▸ **Task prompt**:
The line containing "800000, 1000000, 1200000];" marks the end: extract everything from the first line of the data through that line, exactly, with no pictures.
========
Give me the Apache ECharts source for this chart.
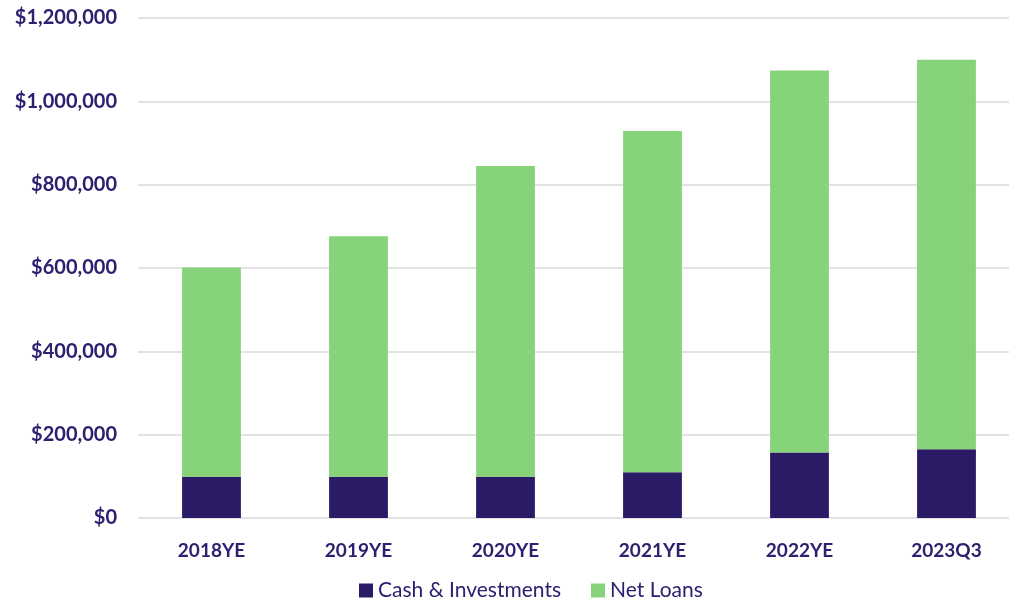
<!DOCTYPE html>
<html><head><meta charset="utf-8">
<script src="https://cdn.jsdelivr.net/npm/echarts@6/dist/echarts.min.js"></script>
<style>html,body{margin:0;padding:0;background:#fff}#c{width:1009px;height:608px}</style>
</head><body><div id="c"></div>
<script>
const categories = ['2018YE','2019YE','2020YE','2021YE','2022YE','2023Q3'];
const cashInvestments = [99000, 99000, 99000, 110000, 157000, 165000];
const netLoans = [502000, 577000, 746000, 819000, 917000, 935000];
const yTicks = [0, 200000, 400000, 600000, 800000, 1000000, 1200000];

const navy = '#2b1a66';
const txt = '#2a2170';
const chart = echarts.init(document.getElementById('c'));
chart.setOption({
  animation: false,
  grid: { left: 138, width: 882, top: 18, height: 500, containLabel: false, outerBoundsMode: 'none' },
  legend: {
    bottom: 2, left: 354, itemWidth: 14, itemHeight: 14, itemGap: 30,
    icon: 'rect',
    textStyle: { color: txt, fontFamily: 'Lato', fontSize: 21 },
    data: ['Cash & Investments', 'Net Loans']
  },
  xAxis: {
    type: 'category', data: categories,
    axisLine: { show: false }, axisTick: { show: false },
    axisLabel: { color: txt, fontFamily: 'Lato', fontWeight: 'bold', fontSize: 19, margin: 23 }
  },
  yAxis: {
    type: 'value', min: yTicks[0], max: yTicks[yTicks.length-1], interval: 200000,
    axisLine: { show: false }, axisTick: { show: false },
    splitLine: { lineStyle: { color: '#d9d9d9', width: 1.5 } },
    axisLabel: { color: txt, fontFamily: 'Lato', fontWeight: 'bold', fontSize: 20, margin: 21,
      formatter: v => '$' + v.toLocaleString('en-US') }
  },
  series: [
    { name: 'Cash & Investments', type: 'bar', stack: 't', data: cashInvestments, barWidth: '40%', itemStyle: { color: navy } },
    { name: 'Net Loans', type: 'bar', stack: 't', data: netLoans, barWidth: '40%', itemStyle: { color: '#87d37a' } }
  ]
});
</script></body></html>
========
▸ **Task response**:
Give me the Apache ECharts source for this chart.
<!DOCTYPE html>
<html><head><meta charset="utf-8">
<script src="https://cdn.jsdelivr.net/npm/echarts@6/dist/echarts.min.js"></script>
<style>html,body{margin:0;padding:0;background:#fff}#c{width:1009px;height:608px}</style>
</head><body><div id="c"></div>
<script>
const categories = ['2018YE','2019YE','2020YE','2021YE','2022YE','2023Q3'];
const cashInvestments = [99000, 99000, 99000, 110000, 157000, 165000];
const netLoans = [502000, 577000, 746000, 819000, 917000, 935000];
const yTicks = [0, 200000, 400000, 600000, 800000, 1000000, 1200000];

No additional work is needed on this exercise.